In my classroom, there are many students who have lived in Hawaii their entire life, as well as many who have moved around the country their entire life because family members are in the military. This makes an interesting challenge for a teacher. I want to incorporate as much of the Hawaiian culture as I can and also support those students who have traveled so much. I try to learn a lot from my native Hawaiian students about their culture, since I am still new to the island and have so much to learn. I also make sure to encourage and support my military family students. As a military spouse, I have experience with that life. I try to include math and science problems that mention aspects of each “culture,” and make sure that I give ample time to ask questions that are related to content and context.
How do you use what you’ve learned (content and pedagogy)?
I use what I learned during the Noyce program every day in my classroom. Noyce emphasized teaching the whole student, not just teaching math and science to students. I learn more about my students every day and teach them to be good and caring people, not just how to be mathematicians and scientists. I use my knowledge of content and pedagogy to create engaging and thought-provoking lessons to engage the whole student and learner. I hope that I help them gain more interest in the topics along the way. I also used what I learned to make sure that I am focusing on the well-being of my students, not just pushing through content. This was especially important during our first semester that was fully distance learning. It was necessary to make sure that my students knew how much their feelings meant to me; I continue to do this as we are in a hybrid model.
In addition to teaching, are you exploring new areas in content, teaching strategies, leadership, etc.

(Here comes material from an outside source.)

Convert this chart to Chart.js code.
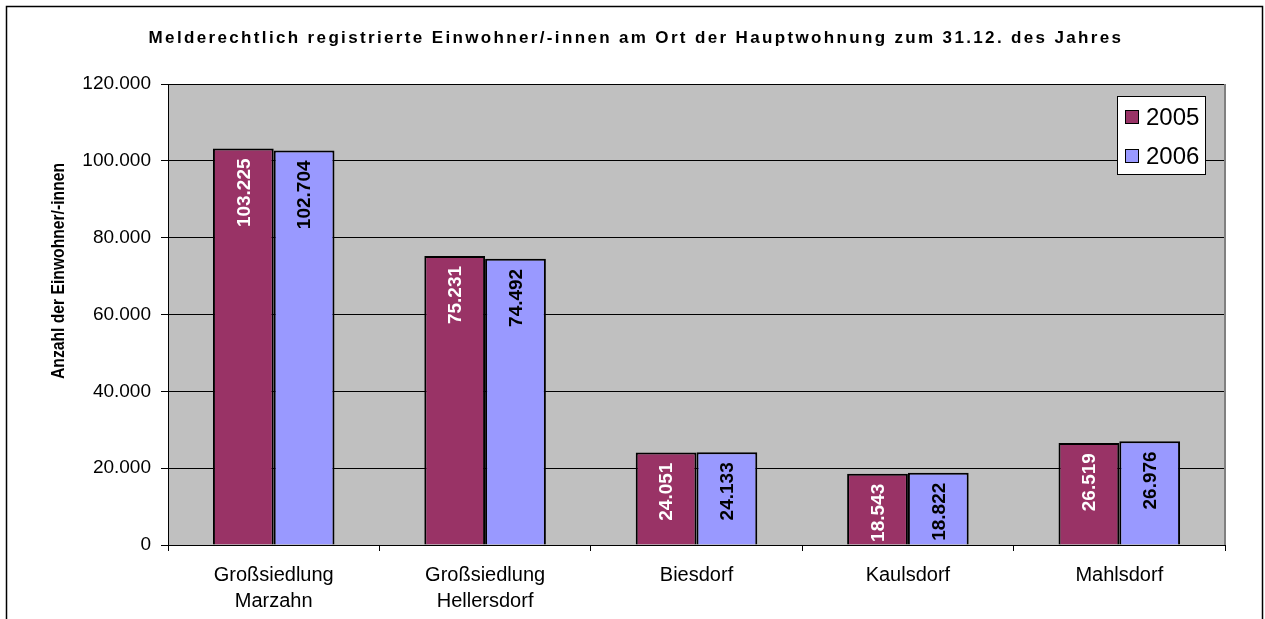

If so, what areas and did the Noyce experience play a role?
This year, I dove into a new role as a science teacher on top of being a brand-new math teacher. My background is completely in mathematics, but I wanted to take on this role as a physical science teacher in order to push my personal boundaries and get out of my comfort zone. The Noyce program really helped me prepare through my fellow scholars who are in the area of science. They have proven to be great resources if I have any questions or want to brainstorm ideas for lessons and activities. I also have an amazing resource in Seema, who has been so supportive throughout my Noyce experience!
Describe any highlights/special achievements during these beginning years of teaching?
Since this is my first year of teaching, I feel as though I don’t have much to share. I think that my opportunity to teach science is an achievement–I am grateful that my administration and hiring team had confidence in me as a first-year mathematics teacher to take on a new subject in a new area of study. I have also felt fortunate to have a great group of students this year who have responded well to my emphasis on self-care and how they are doing as humans–not just as math or science students. Getting to know my own students for the first time has been such an incredible experience for me; I can’t wait to see what lies ahead in the years to come.